Direction: Find the lines of data that contain the string "code", then list them.

Entries:
--- --- ---
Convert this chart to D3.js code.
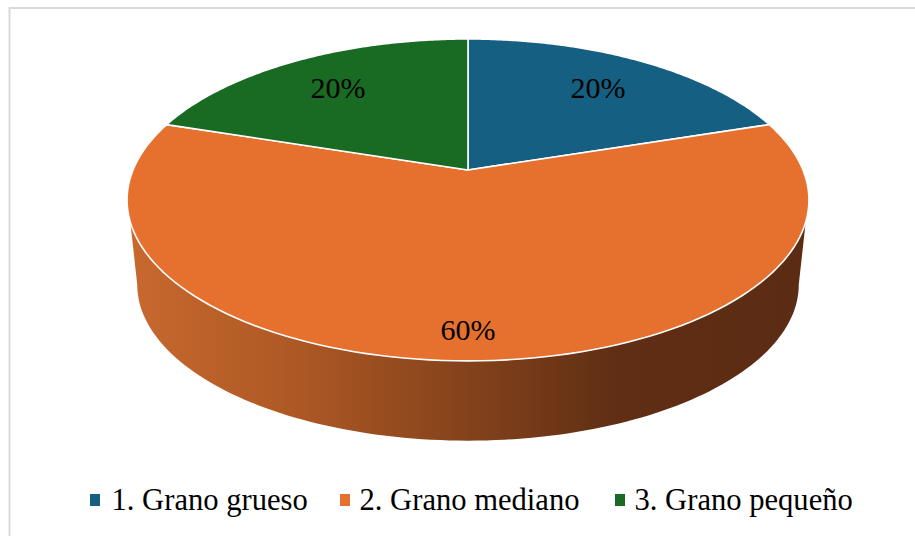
<!DOCTYPE html>
<html><head><meta charset="utf-8">
<script src="https://cdn.jsdelivr.net/npm/d3@7"></script>
<style>html,body{margin:0;background:#fff}svg{display:block}text{font-family:"Liberation Serif",serif;fill:#000}</style>
</head><body><svg id="c" width="915" height="536"></svg>
<script>
const categories = ["1. Grano grueso", "2. Grano mediano", "3. Grano pequeño"];
const seriesValues = [20, 60, 20];
const colors = ["#156082", "#E6712F", "#196B24"];
const wallStops = [[0,"#c8692f"],[0.25,"#ad5824"],[0.5,"#84421b"],[0.72,"#5f2e14"],[1,"#5b2b13"]];

const svg = d3.select("#c");
const cx = 468, k = 0.186;
const top3d = {A:335, B:155.4, y0:170};
const bot3d = {A:325, B:150.7, y0:255.5};
const proj = (p, t, r=1) => {
  const X = r*Math.sin(t), Y = r*Math.cos(t), w = 1 + k*Y;
  return [cx + p.A*X/w, p.y0 - p.B*Y/w];
};
const arcs = d3.pie().sort(null)(seriesValues);
const steps = t => d3.range(0, 1.0001, 1/120).map(u => t[0] + (t[1]-t[0])*u);
const line = d3.line();

// border
svg.append("path").attr("d","M9.5,536V8H915").attr("fill","none").attr("stroke","#d9d9d9").attr("stroke-width",2);

// wall
const defs = svg.append("defs");
const g = defs.append("linearGradient").attr("id","wall").attr("gradientUnits","userSpaceOnUse")
  .attr("x1",128).attr("x2",808).attr("y1",0).attr("y2",0);
wallStops.forEach(s => g.append("stop").attr("offset",s[0]).attr("stop-color",s[1]));
const rad = d => d*Math.PI/180;
const wallTop = steps([rad(108.4), rad(251.6)]).map(t => proj(top3d,t));
const wallBot = steps([rad(100.7), rad(259.3)]).map(t => proj(bot3d,t)).reverse();
svg.append("path").attr("d", line(wallTop.concat(wallBot))+"Z").attr("fill","url(#wall)");

// top slices
arcs.forEach((a,i) => {
  const pts = [proj(top3d,0,0)].concat(steps([a.startAngle,a.endAngle]).map(t => proj(top3d,t)));
  svg.append("path").attr("d", line(pts)+"Z").attr("fill",colors[i])
    .attr("stroke","#fff").attr("stroke-width",1.6).attr("stroke-linejoin","round");
});

// labels
const labelPos = [[598,98],[338,98],[468,340]];
const labelOrder = [0,2,1];
labelOrder.forEach((i,n) => {
  svg.append("text").attr("x",labelPos[n][0]).attr("y",labelPos[n][1])
    .attr("text-anchor","middle").attr("font-size",30).text(seriesValues[i]+"%");
});

// legend
const legendX = [90, 340, 615], textX = [111.5, 359.5, 634.5];
categories.forEach((c,i) => {
  svg.append("rect").attr("x",legendX[i]).attr("y",494).attr("width",10).attr("height",12).attr("fill",colors[i]);
  svg.append("text").attr("x",textX[i]).attr("y",510).attr("font-size",30.6).text(c);
});
</script></body></html>
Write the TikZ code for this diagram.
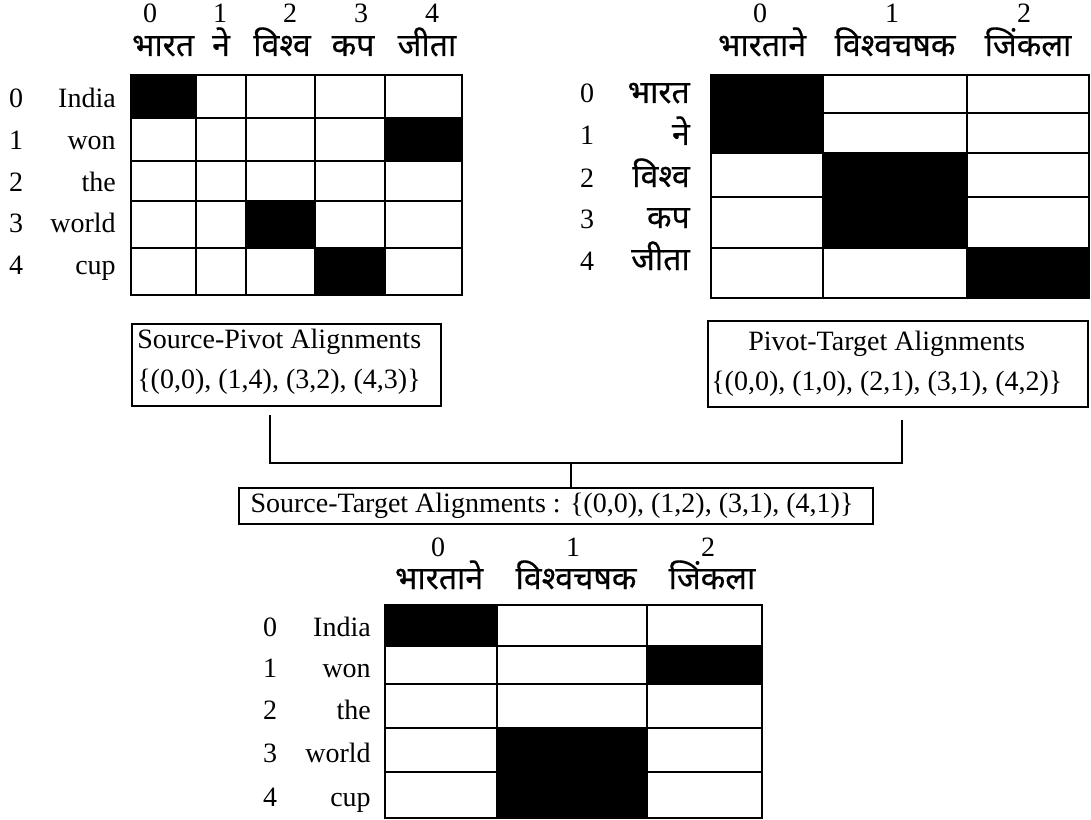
\documentclass[tikz,border=0pt]{standalone}
\usepackage{fontspec}
\setmainfont{Liberation Serif}
\newfontfamily\deva[Script=Devanagari,FakeBold=0.5]{Noto Sans}
\begin{document}
\begin{tikzpicture}[x=0.75pt,y=-0.75pt,
  lbl/.style={font=\fontsize{21}{25}\selectfont, inner sep=0pt},
  dv/.style={font=\deva\fontsize{24}{28}\selectfont, inner sep=0pt},
  cellw/.style={draw=black, line width=1.5pt, fill=white},
  cellb/.style={draw=black, line width=1.5pt, fill=black},
  boxst/.style={draw=black, line width=1.5pt, inner sep=0pt},
  conn/.style={draw=black, line width=1.2pt}]
\useasboundingbox (0,0) rectangle (1091,820);

% ---------- Grid 1: source-pivot ----------
\foreach \xa/\xb in {131/196,196/246,246/315,315/385,385/462}
  \foreach \ya/\yb in {75/118,118/161,161/201,201/248,248/295}
    \draw[cellw] (\xa,\ya) rectangle (\xb,\yb);
\draw[cellb] (131,75) rectangle (196,118);
\draw[cellb] (385,118) rectangle (462,161);
\draw[cellb] (246,201) rectangle (315,248);
\draw[cellb] (315,248) rectangle (385,295);

\foreach \n/\x in {0/150,1/220,2/290,3/361,4/432}
  \node[lbl, anchor=base] (ga\n) at (\x,23) {\n};
\node[dv, anchor=base] (ha0) at (163,56) {भारत};
\node[dv, anchor=base] (ha1) at (221,56) {ने};
\node[dv, anchor=base] (ha2) at (282,56) {विश्व};
\node[dv, anchor=base] (ha3) at (353,56) {कप};
\node[dv, anchor=base] (ha4) at (427,56) {जीता};
\foreach \n/\y/\w in {0/108/India,1/150/won,2/191/the,3/232/world,4/274/cup}{
  \node[lbl, anchor=base] (ra\n) at (16,\y) {\n};
  \node[lbl, anchor=base east] (wa\n) at (116,\y) {\w};
}

% ---------- Grid 2: pivot-target ----------
\draw[cellb] (711,75) rectangle (823,153);
\draw[cellw] (711,153) rectangle (823,197);
\draw[cellw] (711,197) rectangle (823,248);
\draw[cellw] (711,248) rectangle (823,298);
\draw[cellw] (823,75) rectangle (967,113);
\draw[cellw] (823,113) rectangle (967,153);
\draw[cellb] (823,153) rectangle (967,248);
\draw[cellw] (823,248) rectangle (967,298);
\draw[cellw] (967,75) rectangle (1089,113);
\draw[cellw] (967,113) rectangle (1089,153);
\draw[cellw] (967,153) rectangle (1089,197);
\draw[cellw] (967,197) rectangle (1089,248);
\draw[cellb] (967,248) rectangle (1089,298);

\foreach \n/\x in {0/760,1/892,2/1024}
  \node[lbl, anchor=base] (gb\n) at (\x,23) {\n};
\node[dv, anchor=base] (hb0) at (762,56) {भारताने};
\node[dv, anchor=base] (hb1) at (895,56) {विश्वचषक};
\node[dv, anchor=base] (hb2) at (1028,56) {जिंकला};
\foreach \n/\y in {0/103,1/145,2/187,3/228,4/270}
  \node[lbl, anchor=base] (rb\n) at (587,\y) {\n};
\node[dv, anchor=base east] (wb0) at (690,103) {भारत};
\node[dv, anchor=base east] (wb1) at (690,145) {ने};
\node[dv, anchor=base east] (wb2) at (690,187) {विश्व};
\node[dv, anchor=base east] (wb3) at (690,228) {कप};
\node[dv, anchor=base east] (wb4) at (690,270) {जीता};

% ---------- Alignment boxes ----------
\node[boxst, anchor=north west, minimum width=231.75pt, minimum height=61.5pt] (sp) at (131,323) {};
\node[lbl, anchor=base west] (sp1) at (137,348) {Source-Pivot Alignments};
\node[lbl, anchor=base west] (sp2) at (137,388) {\{(0,0), (1,4), (3,2), (4,3)\}};

\node[boxst, anchor=north west, minimum width=285pt, minimum height=64.5pt] (pt) at (707,320) {};
\node[lbl, anchor=base west] (pt1) at (748,350) {Pivot-Target Alignments};
\node[lbl, anchor=base west] (pt2) at (711,390) {\{(0,0), (1,0), (2,1), (3,1), (4,2)\}};

\node[boxst, anchor=north west, minimum width=475.5pt, minimum height=27pt] (st) at (238,487) {};
\node[lbl, anchor=base] (st1) at (552,512) {Source-Target Alignments : \{(0,0), (1,2), (3,1), (4,1)\}};

% ---------- Connector ----------
\coordinate (spb) at (270,415);
\coordinate (ptb) at (902,420);
\coordinate (mid) at (571,463);
\draw[conn] (spb) |- (mid) -| (ptb);
\draw[conn] (mid) -- (mid |- st.north);

% ---------- Grid 3: source-target ----------
\foreach \xa/\xb in {385/497,497/647,647/762}
  \foreach \ya/\yb in {605/646,646/684,684/728,728/772,772/818}
    \draw[cellw] (\xa,\ya) rectangle (\xb,\yb);
\draw[cellb] (385,605) rectangle (497,646);
\draw[cellb] (647,646) rectangle (762,684);
\draw[cellb] (497,728) rectangle (647,818);

\foreach \n/\x in {0/438,1/573,2/708}
  \node[lbl, anchor=base] (gc\n) at (\x,556) {\n};
\node[dv, anchor=base] (hc0) at (439,589) {भारताने};
\node[dv, anchor=base] (hc1) at (576,589) {विश्वचषक};
\node[dv, anchor=base] (hc2) at (712,589) {जिंकला};
\foreach \n/\y/\w in {0/636/India,1/677/won,2/719/the,3/762/world,4/806/cup}{
  \node[lbl, anchor=base] (rc\n) at (270,\y) {\n};
  \node[lbl, anchor=base east] (wc\n) at (371,\y) {\w};
}
\end{tikzpicture}
\end{document}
--- --- ---
Written reply:
Convert this chart to D3.js code.
Write the TikZ code for this diagram.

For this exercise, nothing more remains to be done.